Sultan HB X Dianggap sebagai Raja, Bukan Tokoh Politik
YOGYAKARTA - Sultan Hamengkubuwono (HB) X tentu tidak asing di telinga warga DIY sejak dinobatkan sebagai Raja Keraton Yogyakarta pada 7 Maret 1989 silam mengantikan Sultan HB IX. Kemudian, Sultan HB X didapuk menjadi Gubernur DIY pada 1998. Sejak itu, Sultan dipandang sebagai sosok nasionalis, reformis, pluralis, dan humanis.
“Sultan itu sosok yang arif bijaksana. Beliau pemimpin Yogyakarta, Raja Keraton dan Gubernur DIY. Warga melihatnya seperti itu, bukan sebagai tokoh politik,” ujar Wisnu Totok (38), seniman sendra tari balet Ramayana di kompleks Candi Prambanan, kepada C12, Rabu (29/8/2012).

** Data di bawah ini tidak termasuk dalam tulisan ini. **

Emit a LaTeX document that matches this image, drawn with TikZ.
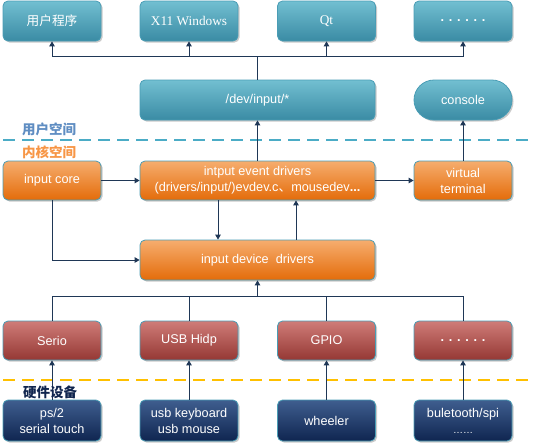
\documentclass[tikz,border=0pt]{standalone}
\usepackage{fontspec}
\setmainfont{Liberation Sans}
\newfontfamily\cjk{Noto Sans CJK SC}
\newfontfamily\serifx{Liberation Serif}
\usetikzlibrary{shadows,arrows.meta}
\definecolor{tealtop}{HTML}{72BFD1}
\definecolor{tealbot}{HTML}{3A8BA4}
\definecolor{orgtop}{HTML}{F6AD6E}
\definecolor{orgbot}{HTML}{E46C0A}
\definecolor{redtop}{HTML}{CF7C78}
\definecolor{redbot}{HTML}{953834}
\definecolor{navtop}{HTML}{3F5E8F}
\definecolor{navbot}{HTML}{0F2550}
\definecolor{bord}{HTML}{4A9DB5}
\definecolor{lin}{HTML}{1F3756}
\definecolor{ublue}{HTML}{5F8DC2}
\definecolor{korg}{HTML}{F79646}
\definecolor{hnavy}{HTML}{10254E}
\definecolor{dashblue}{HTML}{4BACC6}
\definecolor{dashyel}{HTML}{FFC000}
\tikzset{
  box/.style={draw=bord, line width=0.8pt, rounded corners=5pt, shading=axis,
    minimum height=40pt, inner sep=1pt, align=center, text=white,
    font=\fontsize{12.7}{16}\selectfont,
    drop shadow={shadow xshift=1.5pt, shadow yshift=-1.5pt, opacity=0.35, fill=black!60}},
  narrow/.style={box, minimum width=98pt},
  wide/.style={box, minimum width=235pt},
  tealb/.style={top color=tealtop, bottom color=tealbot},
  orgb/.style={top color=orgtop, bottom color=orgbot},
  redb/.style={top color=redtop, bottom color=redbot},
  navb/.style={top color=navtop, bottom color=navbot},
  conn/.style={draw=lin, line width=1pt},
  arr/.style={conn, -{Triangle[length=5pt,width=5.5pt]}},
  lbl/.style={font=\cjk\bfseries\fontsize{13.5}{13.5}\selectfont, anchor=west, inner sep=0pt},
}
\begin{document}
\begin{tikzpicture}[x=1pt,y=-1pt]
\useasboundingbox (0,0) rectangle (534,442);
% top row
\node[narrow,tealb] (t1) at (52,21) {\cjk 用户程序};
\node[narrow,tealb] (t2) at (189,21) {\serifx\fontsize{13.3}{16}\selectfont X11 Windows};
\node[narrow,tealb] (t3) at (326.5,21) {\serifx\fontsize{13.3}{16}\selectfont Qt};
\node[narrow,tealb] (t4) at (463,21) {\textbf{. . . . . .}};
% dev row
\node[wide,tealb] (dev) at (257.5,100) {/dev/input/*};
\node[narrow,tealb,rounded corners=20pt] (con) at (463,100) {console};
% labels and dashed lines
\node[lbl, text=ublue] (lu) at (22,129) {用户空间};
\draw[dashblue, line width=1.2pt, dash pattern=on 12pt off 7pt] (3,140) coordinate (d1) -- (534,140) coordinate (d2);
\node[lbl, text=korg] (lk) at (22,152) {内核空间};
% orange row
\node[narrow,orgb,minimum height=39pt] (core) at (52,180.5) {input core};
\node[wide,orgb,minimum height=39pt] (ev) at (257.5,180.5) {intput event drivers\\(drivers/input/)evdev.c{\cjk 、}mousedev\textbf{...}};
\node[narrow,orgb,minimum height=39pt] (vt) at (463,180.5) {virtual\\terminal};
% device drivers
\node[wide,orgb] (drv) at (257.5,260) {input device\ \ drivers};
% red row
\node[narrow,redb,minimum height=39pt] (r1) at (52,340.5) {Serio};
\node[narrow,redb,minimum height=39pt] (r2) at (189,340.5) {USB Hidp};
\node[narrow,redb,minimum height=39pt] (r3) at (326.5,340.5) {GPIO};
\node[narrow,redb,minimum height=39pt] (r4) at (463,340.5) {\textbf{. . . . . .}};
% hardware
\draw[dashyel, line width=1.2pt, dash pattern=on 12pt off 7pt] (3,380) coordinate (y1) -- (534,380) coordinate (y2);
\node[narrow,navb,minimum height=41pt] (n1) at (52,420.5) {ps/2\\serial touch};
\node[narrow,navb,minimum height=41pt] (n2) at (189,420.5) {usb keyboard\\usb mouse};
\node[narrow,navb,minimum height=41pt] (n3) at (326.5,420.5) {wheeler};
\node[narrow,navb,minimum height=41pt] (n4) at (463,420.5) {buletooth/spi\\{\fontsize{10}{12}\selectfont……}};
% connectors top
\coordinate (bus1) at (257.5,56);
\draw[conn] (dev.north) -- (bus1);
\draw[arr] (bus1) -| (t1.south);
\draw[arr] (bus1) -| (t2.south);
\draw[arr] (bus1) -| (t3.south);
\draw[arr] (bus1) -| (t4.south);
\draw[arr] (ev.north) -- (dev.south);
\draw[arr] (vt.north) -- (con.south);
\draw[arr] (core.east) -- (ev.west);
\draw[arr] (ev.east) -- (vt.west);
\draw[arr] ([xshift=-39.5pt]ev.south) -- ([xshift=-39.5pt]drv.north);
\draw[arr] ([xshift=38.5pt]drv.north) -- ([xshift=38.5pt]ev.south);
\draw[arr] (core.south) |- (drv.west);
% bottom bus
\coordinate (bus2) at (257.5,296);
\draw[arr] (bus2) -- (drv.south);
\draw[conn] (r1.north) |- (bus2);
\draw[conn] (r2.north) |- (bus2);
\draw[conn] (r3.north) |- (bus2);
\draw[conn] (r4.north) |- (bus2);
\draw[arr] (n1.north) -- (r1.south);
\draw[arr] (n2.north) -- (r2.south);
\draw[arr] (n3.north) -- (r3.south);
\draw[arr] (n4.north) -- (r4.south);
\node[lbl, text=hnavy] (lh) at (23,392.5) {硬件设备};
\end{tikzpicture}
\end{document}
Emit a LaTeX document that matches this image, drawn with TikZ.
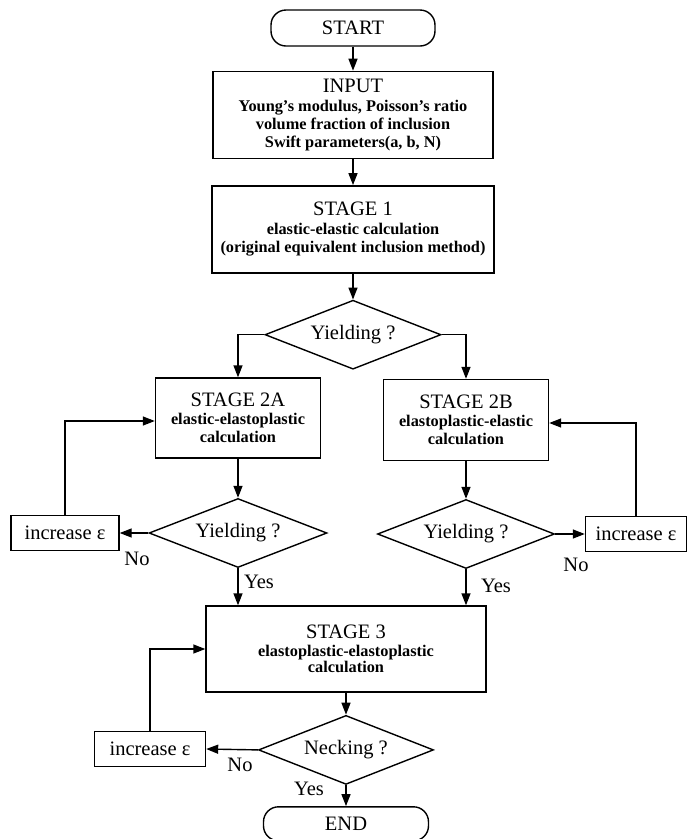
\documentclass[tikz,border=0pt]{standalone}
\usepackage{fontspec}
\setmainfont{Liberation Serif}
\usetikzlibrary{arrows.meta,positioning,shapes.geometric}
\newcommand{\titlef}{\fontsize{20.5}{22}\selectfont\mdseries}
\newcommand{\subf}{\fontsize{16.3}{17.8}\selectfont\bfseries}
\tikzset{
  termbox/.style={draw,line width=1.4pt,rounded corners=15pt,minimum width=164pt,minimum height=36pt,font=\titlef,inner sep=0pt},
  procbox/.style={draw,line width=1.4pt,align=center,font=\subf,inner sep=2pt},
  smallbox/.style={draw,line width=1.4pt,minimum height=35pt,font=\titlef,inner sep=0pt},
  decision/.style={draw,line width=1.4pt,diamond,aspect=2.5,inner sep=0pt,minimum width=176pt,minimum height=69pt,font=\titlef},
  lbl/.style={font=\titlef,inner sep=0pt},
  line/.style={-{Triangle[length=12pt,width=9pt]},line width=1.4pt}
}
\begin{document}
\begin{tikzpicture}[x=1pt,y=-1pt]
  \useasboundingbox (0,0) rectangle (688,839);
  % main column
  \node[termbox] (start) at (353,28) {START};
  \node[procbox,minimum width=280pt,minimum height=87pt,below=24pt of start] (input)
    {{\titlef INPUT}\\[1pt]Young's modulus, Poisson's ratio\\volume fraction of inclusion\\Swift parameters(a, b, N)};
  \node[procbox,minimum width=282pt,minimum height=87pt,below=26pt of input] (stage1)
    {{\titlef STAGE 1}\\[1pt]elastic-elastic calculation\\(original equivalent inclusion method)};
  \node[decision,below=26pt of stage1] (yield1) {Yielding ?};
  % two branches
  \node[procbox,minimum width=165pt,minimum height=80pt] (stage2a) at (238,418)
    {{\titlef STAGE 2A}\\[0pt]elastic-elastoplastic\\calculation};
  \node[procbox,minimum width=165pt,minimum height=81pt] (stage2b) at (466,420)
    {{\titlef STAGE 2B}\\[0pt]elastoplastic-elastic\\calculation};
  \node[decision,minimum width=178pt] (yield2a) at (238,533) {Yielding ?};
  \node[decision,minimum width=177pt] (yield2b) at (466,534) {Yielding ?};
  \node[smallbox,minimum width=108pt] (inc2a) at (65,533) {increase ε};
  \node[smallbox,minimum width=101pt] (inc2b) at (636,534) {increase ε};
  \node[lbl] (no2a) at (137,559) {No};
  \node[lbl] (yes2a) at (259,582) {Yes};
  \node[lbl] (no2b) at (576,565) {No};
  \node[lbl] (yes2b) at (496,586) {Yes};
  % last stage
  \node[procbox,minimum width=280pt,minimum height=86pt] (stage3) at (346,649)
    {{\titlef STAGE 3}\\[0pt]elastoplastic-elastoplastic\\[-2pt]calculation};
  \node[decision,minimum width=175pt,below=22pt of stage3] (neck) {Necking ?};
  \node[smallbox,minimum width=111pt] (inc3) at (150,749) {increase ε};
  \node[termbox,minimum width=165pt,minimum height=34pt,below=21pt of neck] (end) {END};
  \node[lbl] (no3) at (240,765) {No};
  \node[lbl] (yes3) at (309,789) {Yes};
  \draw[line] (start) -- (input);
  \draw[line] (input) -- (stage1);
  \draw[line] (stage1) -- (yield1);
  \draw[line] (yield1.west) -| (stage2a.north);
  \draw[line] (yield1.east) -| (stage2b.north);
  \draw[line] (stage2a) -- (yield2a);
  \draw[line] (stage2b) -- (yield2b);
  \draw[line] (yield2a.west) -- (inc2a.east);
  \draw[line] (yield2b.east) -- (inc2b.west);
  \draw[line] (inc2a.north) |- ([yshift=-3pt]stage2a.west);
  \draw[line] (inc2b.north) |- ([yshift=-3pt]stage2b.east);
  \draw[line] (yield2a.south) -- (yield2a.south |- stage3.north);
  \draw[line] (yield2b.south) -- (yield2b.south |- stage3.north);
  \draw[line] (stage3) -- (neck);
  \draw[line] (neck.west) -- (inc3.east);
  \draw[line] (inc3.north) |- (stage3.west);
  \draw[line] (neck) -- (end);
\end{tikzpicture}
\end{document}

Pria jebolan Institut Seni Indonesia (ISI) Yogyakarta itu sangat setuju dengan isi Rancangan Undang-Undang Keistimewaan (RUUK) Yogyakarta yang menyebut Sultan dan Pakualam harus melepas jabatan dari partai politik.
“Bagus itu. Kalau perlu buat aturan, siapa pun yang memimpin negeri ini harus melepaskan diri dari partai politik, termasuk Presiden SBY,” sambung Totok.
Alasannya, pemimpin harus lebih objektif dan independen, menyatu dan mengayomi rakyat. Totok melihat, banyak pemimpin di negeri ini yang lebih mementingkan partai politik yang mengusungnya.
“Kalau di Yogyakarta itu kan tahta untuk takyat, jadi saya sangat setuju sekali Ngarso Dalem mundur dari Partai Golkar. Saya sudah lama ya enggak melihat Sultan aktif di partai politik,” jelasnya.
Senada disampaikan Rahmanto (34), warga yang biasa beraktivitas di Pasar Prambanan, Kabupaten Sleman. Dia mengaku tidak menganggap Sultan sebagai tokoh partai meski saat ini menjadi Dewan Penasehat Partai Golkar.
“Sultan ya Raja Keraton Ngayogyokarto Hadingingrat, Gubernur DIY, titik. Tidak perlu embel-embel lain,” tegasnya.